Just imagine that if it wasn't for The Children Investment Fund (TCI) increasing their stake in ABN Amro to 1% and demanding that the bank either breaks up or looks for a merger, ABN Amro would today still be serenely going about its business as only the Dutch do. Tomorrow, Barclays will most likely confirm that it has agreed to merge with ABN Amro, thus acting as a white knight to save ABN Amro from being broken up. And its not as if the ABN was underperfoming, only that its strategy was not clear.

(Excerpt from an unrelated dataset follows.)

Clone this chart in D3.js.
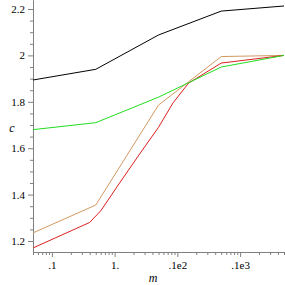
<!DOCTYPE html>
<html>
<head>
<meta charset="utf-8">
<script src="https://cdn.jsdelivr.net/npm/d3@7"></script>
<style>
  body { margin: 0; background: #fff; }
  .axis path, .axis line { stroke: #808080; }
  text { font-family: "Liberation Serif", serif; }
</style>
</head>
<body>
<script>
// m values (log scale) and the four c series
const mValues = [0.05, 0.5, 5, 50, 500];
const blackC = [1.894, 1.94, 2.088, 2.191, 2.213];
const greenC = [1.68, 1.71, 1.82, 1.95, 2.0];
const tanC = [1.235, 1.355, 1.786, 1.995, 2.0];

// red curve was drawn with more points
const redM = [0.05, 0.4, 0.6, 1.2, 2.5, 5, 8.5, 15, 50, 500];
const redC = [1.17, 1.28, 1.33, 1.45, 1.575, 1.69, 1.795, 1.88, 1.967, 2.0];

const xTickValues = [0.1, 1, 10, 100];
const xTickLabels = [".1", "1.", ".1e2", ".1e3"];
const yTickValues = [1.2, 1.4, 1.6, 1.8, 2.0, 2.2];
const yTickLabels = ["1.2", "1.4", "1.6", "1.8", "2", "2.2"];

const width = 285, height = 285;
const margin = {top: 0, right: 1, bottom: 33, left: 33};

const svg = d3.select("body").append("svg")
    .attr("width", width)
    .attr("height", height);

const x = d3.scaleLog()
    .domain([0.05, 500])
    .range([margin.left, width - margin.right]);

const y = d3.scaleLinear()
    .domain([1.1526, 2.2388])
    .range([height - margin.bottom, margin.top]);

// minor ticks: 2..9 in each decade, every 0.05 on c
const xMinor = [];
[0.01, 0.1, 1, 10, 100].forEach(d => {
    for (let k = 2; k <= 9; k++) {
        const v = d * k;
        if (v >= 0.05 && v <= 500) xMinor.push(v);
    }
});
const yMinor = d3.range(1.2, 2.24, 0.05).filter(v => !yTickValues.some(t => Math.abs(t - v) < 1e-6));

// d3 puts font-family="sans-serif" on the axis group, so drop it
const styleText = g => {
    g.attr("font-family", null);
    g.selectAll("text").attr("font-size", 11).attr("fill", "#000");
};

svg.append("g")
    .attr("class", "axis")
    .attr("transform", "translate(0," + (height - margin.bottom) + ")")
    .call(d3.axisBottom(x).tickValues(xMinor).tickSize(3).tickFormat("").tickSizeOuter(0));

svg.append("g")
    .attr("class", "axis")
    .attr("transform", "translate(0," + (height - margin.bottom) + ")")
    .call(d3.axisBottom(x).tickValues(xTickValues).tickSize(5).tickSizeOuter(0)
        .tickFormat((d, i) => xTickLabels[i]))
    .call(styleText)
    .call(g => g.selectAll("text").attr("dy", "0.85em"));

svg.append("g")
    .attr("class", "axis")
    .attr("transform", "translate(" + margin.left + ",0)")
    .call(d3.axisLeft(y).tickValues(yMinor).tickSize(3).tickFormat("").tickSizeOuter(0));

svg.append("g")
    .attr("class", "axis")
    .attr("transform", "translate(" + margin.left + ",0)")
    .call(d3.axisLeft(y).tickValues(yTickValues).tickSize(5).tickSizeOuter(0)
        .tickFormat((d, i) => yTickLabels[i]))
    .call(styleText);

// axis titles
svg.append("text")
    .attr("x", 153)
    .attr("y", 282)
    .attr("text-anchor", "middle")
    .attr("font-style", "italic")
    .attr("font-size", 12)
    .text("m");

svg.append("text")
    .attr("x", 12)
    .attr("y", 132)
    .attr("text-anchor", "middle")
    .attr("font-style", "italic")
    .attr("font-size", 12)
    .text("c");

const line = d3.line()
    .x(d => x(d[0]))
    .y(d => y(d[1]));

const addSeries = (ms, cs, colour) =>
    svg.append("path")
        .attr("d", line(ms.map((m, i) => [m, cs[i]])))
        .attr("fill", "none")
        .attr("stroke", colour)
        .attr("stroke-width", 1);

addSeries(mValues, blackC, "#000000");
addSeries(mValues, tanC, "#d09a60");
addSeries(redM, redC, "#dd2020");
addSeries(mValues, greenC, "#22dd22");
</script>
</body>
</html>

Today there are Kenyans who hold large but minority stakes in some of the top NSE stocks, the question is, would they demand for example that KQ fires its head of customer service following recent poor pefomance in this area? Or could Transcentury demand the cancellation of Manitoba's management contract with KPLC due to continued underperfomance? Only time will tell...

Tuesday, March 20, 2007

SNO woes, KQ hits turbulence & the Aburiria Nation

The announcement that Reliance didn't make the deadline to buy the SNO licence is quite depressing on two fronts, its implications for growth of internet and the outsourcing business and an indictment of the govt's tender process. Even if the choosing the appropriate company to award the tender is tricky, one part of it should have been easy, if you require that all the bidders have to have a Kenyan partner-why not do separate tendering for potential Kenyan partners and then encourage the bidders to pick from the list?
Having travelled with Kenya Airways in the late 1990s and then more recently, last week's announcement of performance woes wasn't much of a surprise. In 1990s, KQ had great staff, great check-in, strawberry and cream, fair competitive price. Fastfwd to more recently, patchy food, nightmare lose of luggage, overbooked check-in from JKIA, some of the highest prices on the London-NBI route. KQ has ridden on that "Pride of Africa" for too long. Richard Branson is coming in not just to compete with BA for the Heathrow route, but with Emirates/Qatar for Asia routes and KQ for the African routes. Come on Titus!
Titus (Tajirika) features prominently in the Aburiria country, the "imaginary" country of Ngugi wa Thiongo's newish and lol Wizard of the Crow. Read it!